What the task requires
Print, word for word, the opening line of the data below and every line after it through the line that contains "const rightTicks=[0,20,40,60,80,100];", but not the pictures.

Figure scripts:
## begin
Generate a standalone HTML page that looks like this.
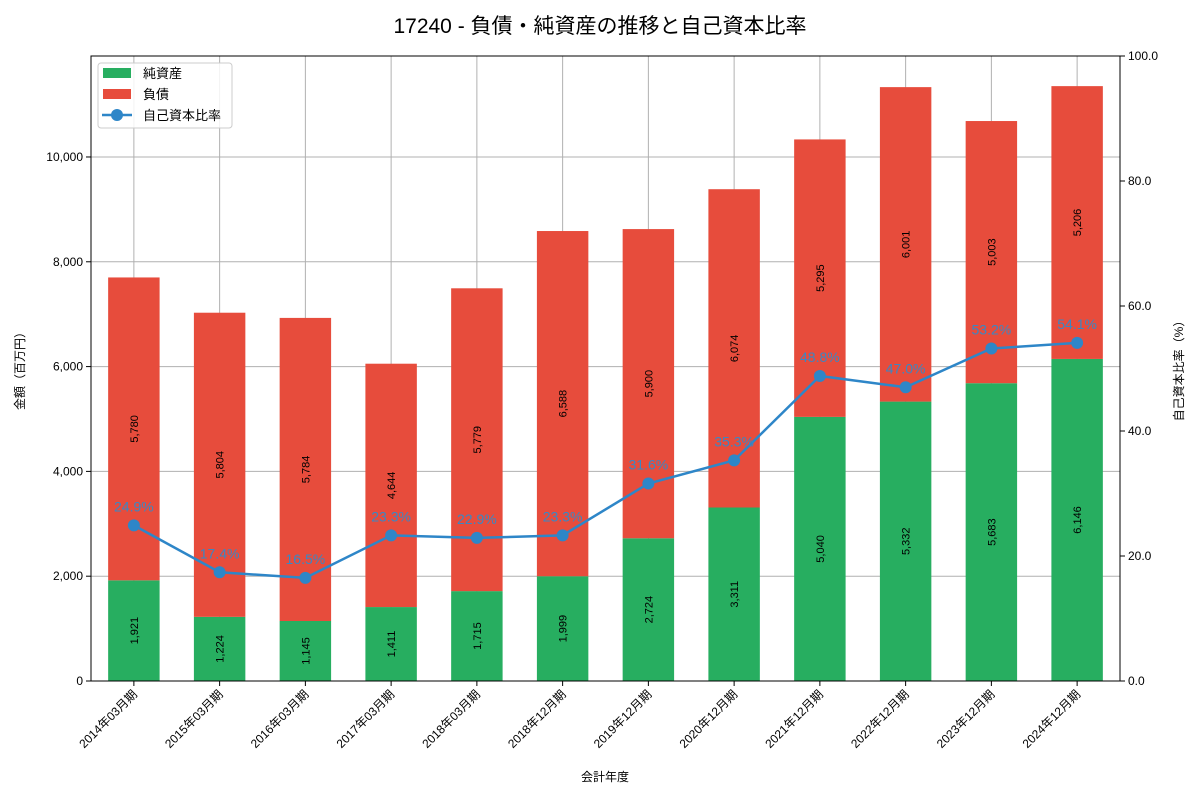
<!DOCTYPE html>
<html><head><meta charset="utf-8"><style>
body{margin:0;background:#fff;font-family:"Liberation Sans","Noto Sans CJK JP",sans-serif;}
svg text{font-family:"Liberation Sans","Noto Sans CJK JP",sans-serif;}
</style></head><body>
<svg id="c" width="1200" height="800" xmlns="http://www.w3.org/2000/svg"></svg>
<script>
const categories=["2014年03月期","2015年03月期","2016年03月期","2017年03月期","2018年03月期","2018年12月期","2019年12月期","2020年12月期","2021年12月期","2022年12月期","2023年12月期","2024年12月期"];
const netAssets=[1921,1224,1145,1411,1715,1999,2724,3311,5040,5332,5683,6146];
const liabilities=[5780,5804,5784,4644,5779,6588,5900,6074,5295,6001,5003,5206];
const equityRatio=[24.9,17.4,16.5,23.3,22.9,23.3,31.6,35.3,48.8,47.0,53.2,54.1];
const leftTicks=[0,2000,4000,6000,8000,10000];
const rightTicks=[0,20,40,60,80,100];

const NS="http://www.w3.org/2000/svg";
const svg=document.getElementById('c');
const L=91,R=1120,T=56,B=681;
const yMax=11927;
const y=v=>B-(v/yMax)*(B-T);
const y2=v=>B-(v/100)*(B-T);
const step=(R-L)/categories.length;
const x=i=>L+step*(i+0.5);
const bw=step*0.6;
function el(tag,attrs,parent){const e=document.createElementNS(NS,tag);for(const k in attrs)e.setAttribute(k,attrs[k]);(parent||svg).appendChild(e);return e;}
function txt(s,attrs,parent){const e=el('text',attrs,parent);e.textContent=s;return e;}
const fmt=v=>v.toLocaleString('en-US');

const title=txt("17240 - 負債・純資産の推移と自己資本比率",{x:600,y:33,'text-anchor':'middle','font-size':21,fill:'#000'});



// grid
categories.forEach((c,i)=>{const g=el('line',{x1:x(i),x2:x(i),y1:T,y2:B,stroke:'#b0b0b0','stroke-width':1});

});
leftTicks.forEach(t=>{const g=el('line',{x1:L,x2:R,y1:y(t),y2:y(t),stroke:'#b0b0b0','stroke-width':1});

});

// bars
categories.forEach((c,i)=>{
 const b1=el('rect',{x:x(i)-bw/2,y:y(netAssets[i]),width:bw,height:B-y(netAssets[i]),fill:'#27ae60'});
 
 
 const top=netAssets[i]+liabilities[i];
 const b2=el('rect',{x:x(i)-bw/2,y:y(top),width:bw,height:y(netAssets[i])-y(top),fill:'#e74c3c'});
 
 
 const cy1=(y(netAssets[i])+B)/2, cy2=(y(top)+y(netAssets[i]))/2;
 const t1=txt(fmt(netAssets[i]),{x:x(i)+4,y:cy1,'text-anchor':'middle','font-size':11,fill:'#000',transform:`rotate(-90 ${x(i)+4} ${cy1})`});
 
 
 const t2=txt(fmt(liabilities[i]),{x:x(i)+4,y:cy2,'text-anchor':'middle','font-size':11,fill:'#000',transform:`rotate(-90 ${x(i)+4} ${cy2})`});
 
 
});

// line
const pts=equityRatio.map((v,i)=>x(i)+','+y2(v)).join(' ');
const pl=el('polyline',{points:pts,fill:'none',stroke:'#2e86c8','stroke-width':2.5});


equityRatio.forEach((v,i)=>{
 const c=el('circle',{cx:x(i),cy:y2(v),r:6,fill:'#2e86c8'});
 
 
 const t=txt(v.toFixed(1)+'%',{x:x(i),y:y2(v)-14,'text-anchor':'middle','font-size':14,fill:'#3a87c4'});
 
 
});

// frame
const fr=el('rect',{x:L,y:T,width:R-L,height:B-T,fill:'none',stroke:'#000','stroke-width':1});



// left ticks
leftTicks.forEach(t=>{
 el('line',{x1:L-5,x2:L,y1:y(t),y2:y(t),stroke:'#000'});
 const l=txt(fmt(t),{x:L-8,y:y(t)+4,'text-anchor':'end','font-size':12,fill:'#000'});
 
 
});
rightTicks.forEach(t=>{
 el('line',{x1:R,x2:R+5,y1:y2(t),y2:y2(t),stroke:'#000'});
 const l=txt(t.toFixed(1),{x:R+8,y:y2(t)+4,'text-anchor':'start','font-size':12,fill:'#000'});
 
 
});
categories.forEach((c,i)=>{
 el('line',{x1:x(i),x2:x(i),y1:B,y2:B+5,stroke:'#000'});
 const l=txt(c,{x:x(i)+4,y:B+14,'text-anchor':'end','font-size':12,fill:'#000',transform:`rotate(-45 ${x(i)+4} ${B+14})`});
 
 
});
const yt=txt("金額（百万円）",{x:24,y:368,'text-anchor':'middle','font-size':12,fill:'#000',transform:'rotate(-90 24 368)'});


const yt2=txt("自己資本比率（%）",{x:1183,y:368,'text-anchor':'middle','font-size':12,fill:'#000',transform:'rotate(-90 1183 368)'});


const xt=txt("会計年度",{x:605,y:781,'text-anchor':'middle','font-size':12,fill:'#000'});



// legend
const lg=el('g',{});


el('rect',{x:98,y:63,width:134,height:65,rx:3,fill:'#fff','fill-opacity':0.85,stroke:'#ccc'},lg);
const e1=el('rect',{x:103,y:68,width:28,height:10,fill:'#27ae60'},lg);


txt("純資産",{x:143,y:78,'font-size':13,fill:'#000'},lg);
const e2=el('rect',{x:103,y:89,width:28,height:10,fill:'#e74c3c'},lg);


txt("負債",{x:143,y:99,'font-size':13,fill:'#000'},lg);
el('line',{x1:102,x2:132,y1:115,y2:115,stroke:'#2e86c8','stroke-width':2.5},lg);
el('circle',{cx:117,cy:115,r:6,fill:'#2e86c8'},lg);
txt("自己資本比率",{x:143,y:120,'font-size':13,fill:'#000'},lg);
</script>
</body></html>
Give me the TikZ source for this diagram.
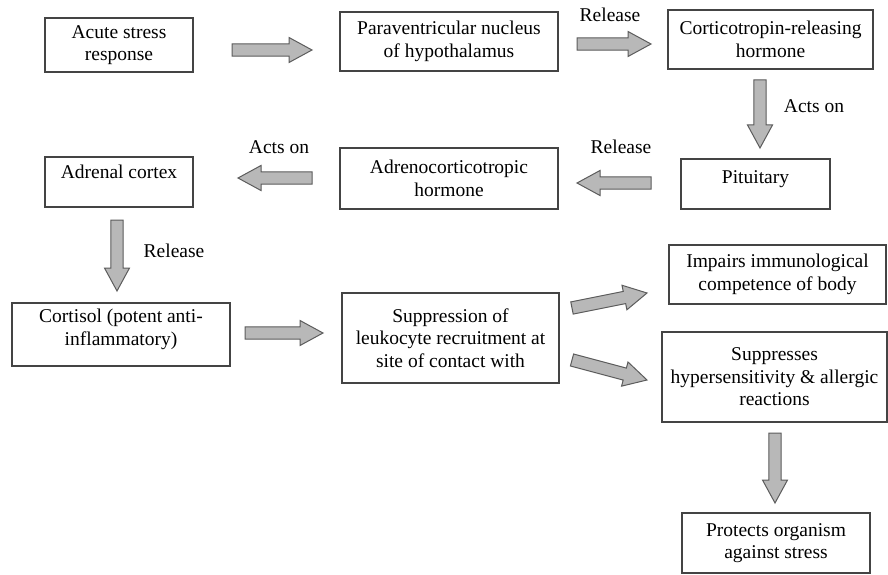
## end
Result of this task
Generate a standalone HTML page that looks like this.
<!DOCTYPE html>
<html><head><meta charset="utf-8"><style>
body{margin:0;background:#fff;font-family:"Liberation Sans","Noto Sans CJK JP",sans-serif;}
svg text{font-family:"Liberation Sans","Noto Sans CJK JP",sans-serif;}
</style></head><body>
<svg id="c" width="1200" height="800" xmlns="http://www.w3.org/2000/svg"></svg>
<script>
const categories=["2014年03月期","2015年03月期","2016年03月期","2017年03月期","2018年03月期","2018年12月期","2019年12月期","2020年12月期","2021年12月期","2022年12月期","2023年12月期","2024年12月期"];
const netAssets=[1921,1224,1145,1411,1715,1999,2724,3311,5040,5332,5683,6146];
const liabilities=[5780,5804,5784,4644,5779,6588,5900,6074,5295,6001,5003,5206];
const equityRatio=[24.9,17.4,16.5,23.3,22.9,23.3,31.6,35.3,48.8,47.0,53.2,54.1];
const leftTicks=[0,2000,4000,6000,8000,10000];
const rightTicks=[0,20,40,60,80,100];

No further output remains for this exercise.